URBAN DECAY AND EXISTENTIAL CHOICE: SARTRE’S PHILOSOPHICAL EXPANSION OF SOCIAL DISORGANISATION THEORY
Main Article Content
Abstract
Studies are never left with one final conclusion as to why an individual commits a crime. For criminology theories are bound to explore all the circumstances of how one decides to do an unlawful act. Very much so, that the most prominent factor is the external factor. This would include the conditions and routines of its neighbourhood. Consequently, it is to be argued that dysfunctions in society such as poverty and discrimination would result in a high crime rate. This is due to the fact that the existence of inconsistency and instability on the condition of the neighbourhood had put strain which caused a collapse of social control. As Shaw and Mckay (1942) emphasised that delinquency is a normal response by normal people to abnormal social conditions in disorganised neighbourhoods. While so, some philosophers would argue that this criminology theory may be resolved or even debunked.

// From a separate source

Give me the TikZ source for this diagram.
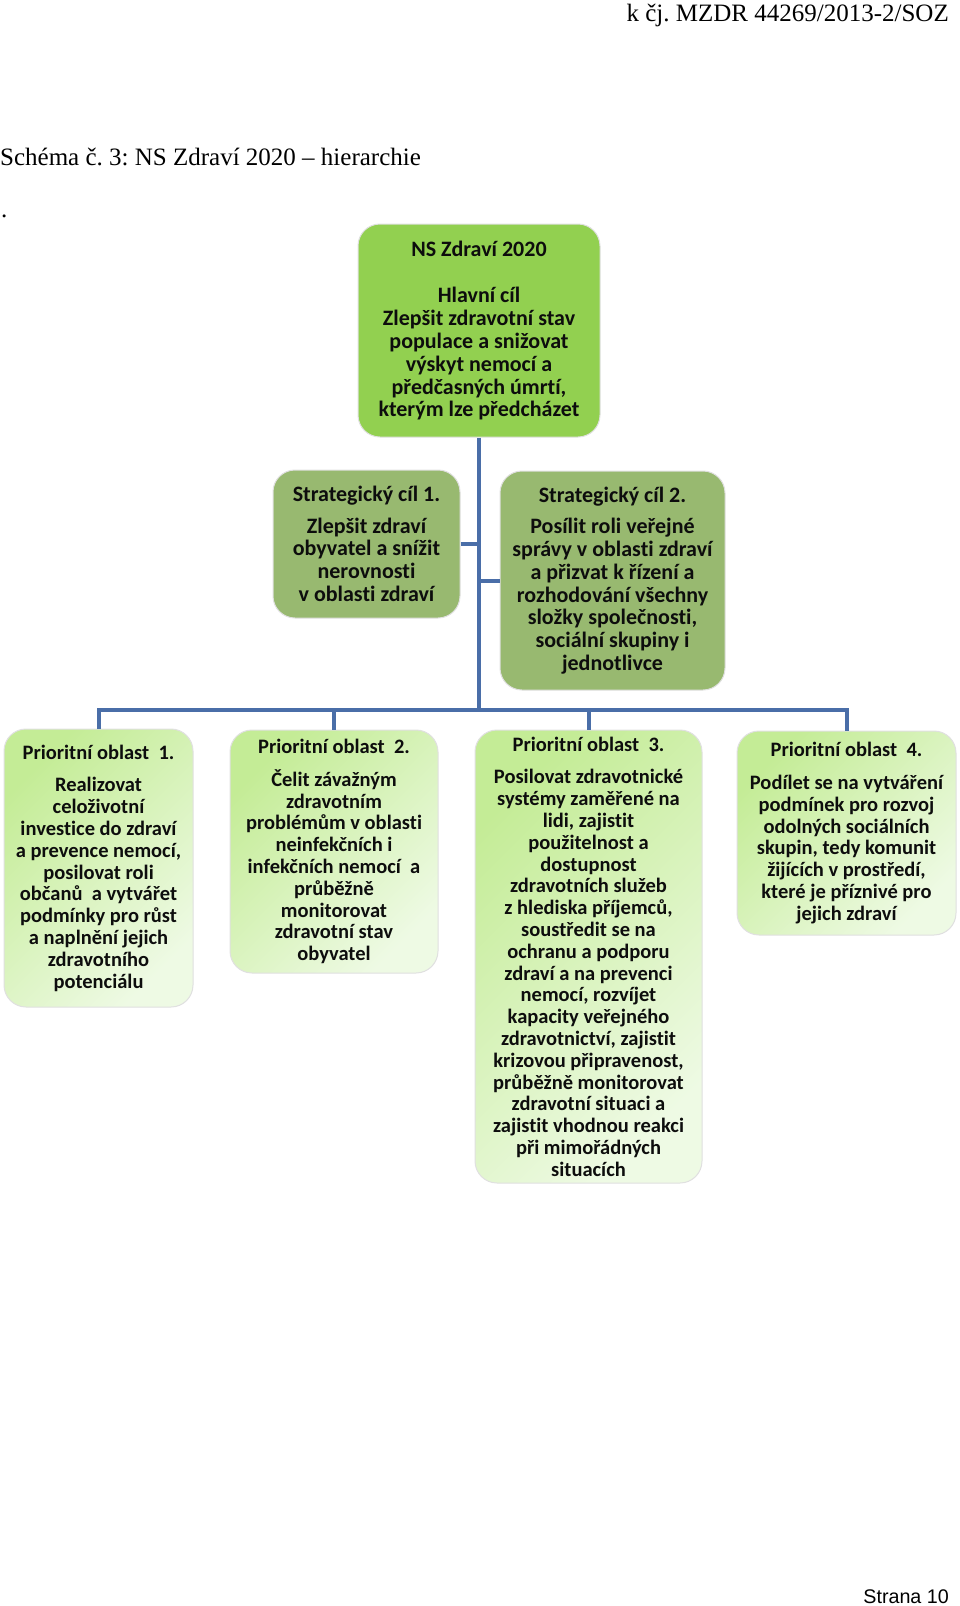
\documentclass[tikz,border=0pt]{standalone}
\usepackage{fontspec}
\setmainfont{Carlito}[Ligatures=NoCommon]
\newfontfamily\docserif{Liberation Serif}
\newfontfamily\docsans{Liberation Sans}
\frenchspacing
\definecolor{goalgreen}{RGB}{146,208,80}
\definecolor{stratolive}{RGB}{152,185,112}
\definecolor{prioA}{RGB}{196,236,150}
\definecolor{prioB}{RGB}{238,250,228}
\definecolor{linkblue}{RGB}{74,110,168}
\tikzset{
  card/.style={draw=black!12,line width=1pt,rounded corners=22pt,align=center,
    inner sep=2pt,text=black!95},
  goalcard/.style={card,fill=goalgreen,font=\bfseries\fontsize{22}{22.8}\selectfont},
  stratcard/.style={card,fill=stratolive,font=\bfseries\fontsize{22}{22.8}\selectfont},
  priocard/.style={card,top color=prioA,bottom color=prioB,shading angle=45,
    font=\bfseries\fontsize{20.5}{21.8}\selectfont},
  size/.style 2 args={minimum width=#1pt,minimum height=#2pt},
  link/.style={draw=linkblue,line width=4pt}
}
\begin{document}
\begin{tikzpicture}[x=1pt,y=-1pt]
\useasboundingbox[fill=white] (0,0) rectangle (960,1606);
% page texts
\node[anchor=base east,inner sep=0,font=\docserif\fontsize{25}{30}\selectfont] (ref) at (949,21) {k čj. MZDR 44269/2013-2/SOZ};
\node[anchor=base west,inner sep=0,font=\docserif\fontsize{25}{30}\selectfont] (caption) at (0,165) {Schéma č. 3: NS Zdraví 2020 – hierarchie};
\node[anchor=base west,inner sep=0,font=\docserif\fontsize{25}{30}\selectfont] (dot) at (1,217) {.};
\node[anchor=base east,inner sep=0,font=\docsans\fontsize{19.7}{24}\selectfont] (page) at (949,1603) {Strana 10};
% boxes
\node[goalcard,size={242}{213}] (goal) at (479,330.5) {NS Zdraví 2020\\[24pt]
  Hlavní cíl\\ Zlepšit zdravotní stav\\ populace a snižovat\\ výskyt nemocí a\\
  předčasných úmrtí,\\ kterým lze předcházet};
\node[stratcard,size={187}{148}] (s1) at (366.5,544) {Strategický cíl 1.\\[8.5pt]
  Zlepšit zdraví\\ obyvatel a snížit\\ nerovnosti\\ v oblasti zdraví};
\node[stratcard,size={225}{219}] (s2) at (612.5,580.5) {Strategický cíl 2.\\[8.5pt]
  Posílit roli veřejné\\ správy v oblasti zdraví\\ a přizvat k řízení a\\
  rozhodování\ všechny\\ složky společnosti,\\ sociální skupiny i\\ jednotlivce};
\node[priocard,size={189}{278}] (p1) at (98.5,868) {Prioritní oblast\ \ 1.\\[11pt]
  Realizovat\\ celoživotní\\ investice do zdraví\\ a prevence nemocí,\\ posilovat roli\\
  občanů\ \ a vytvářet\\ podmínky pro růst\\ a naplnění jejich\\ zdravotního\\ potenciálu};
\node[priocard,size={208}{243}] (p2) at (334,851.5) {Prioritní oblast\ \ 2.\\[11pt]
  Čelit závažným\\ zdravotním\\ problémům v oblasti\\ neinfekčních i\\
  infekčních nemocí\ \ a\\ průběžně\\ monitorovat\\ zdravotní stav\\ obyvatel};
\node[priocard,size={227}{453}] (p3) at (588.5,956.5) {Prioritní oblast\ \ 3.\\[11pt]
  Posilovat zdravotnické\\ systémy zaměřené na\\ lidi, zajistit\\ použitelnost a\\
  dostupnost\\ zdravotních služeb\\ z hlediska příjemců,\\ soustředit se na\\
  ochranu a podporu\\ zdraví a na prevenci\\ nemocí, rozvíjet\\ kapacity veřejného\\
  zdravotnictví, zajistit\\ krizovou připravenost,\\ průběžně monitorovat\\
  zdravotní situaci a\\ zajistit vhodnou reakci\\ při mimořádných\\ situacích};
\node[priocard,size={219}{204}] (p4) at (846.5,833) {Prioritní oblast\ \ 4.\\[11pt]
  Podílet se na vytváření\\ podmínek pro rozvoj\\ odolných sociálních\\
  skupin, tedy komunit\\ žijících v prostředí,\\ které je příznivé pro\\ jejich zdraví};
% connectors
\coordinate (bar) at (479,710);
\draw[link] (goal.south) -- (bar);
\draw[link] (s1.east) -- (s1.east -| bar);
\draw[link] (s2.west) -- (s2.west -| bar);
\foreach \p in {p1,p2,p3,p4}
  \draw[link] (bar) -| (\p.north);
\end{tikzpicture}
\end{document}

Numbers of philosophical theory, one of which is existentialist, argued that individuals are prevented from following society's behaviour by acknowledging that they are a free man. But what is a free man? How does it explain social disorganisation theory? How could existentialists develop the social disorganisation theory? This paper will explore arguments as well as rendezvous towards Shaw and Mckay’s social disorganisation theory with Jean-Paul Sartre’s existentialism philosophical view.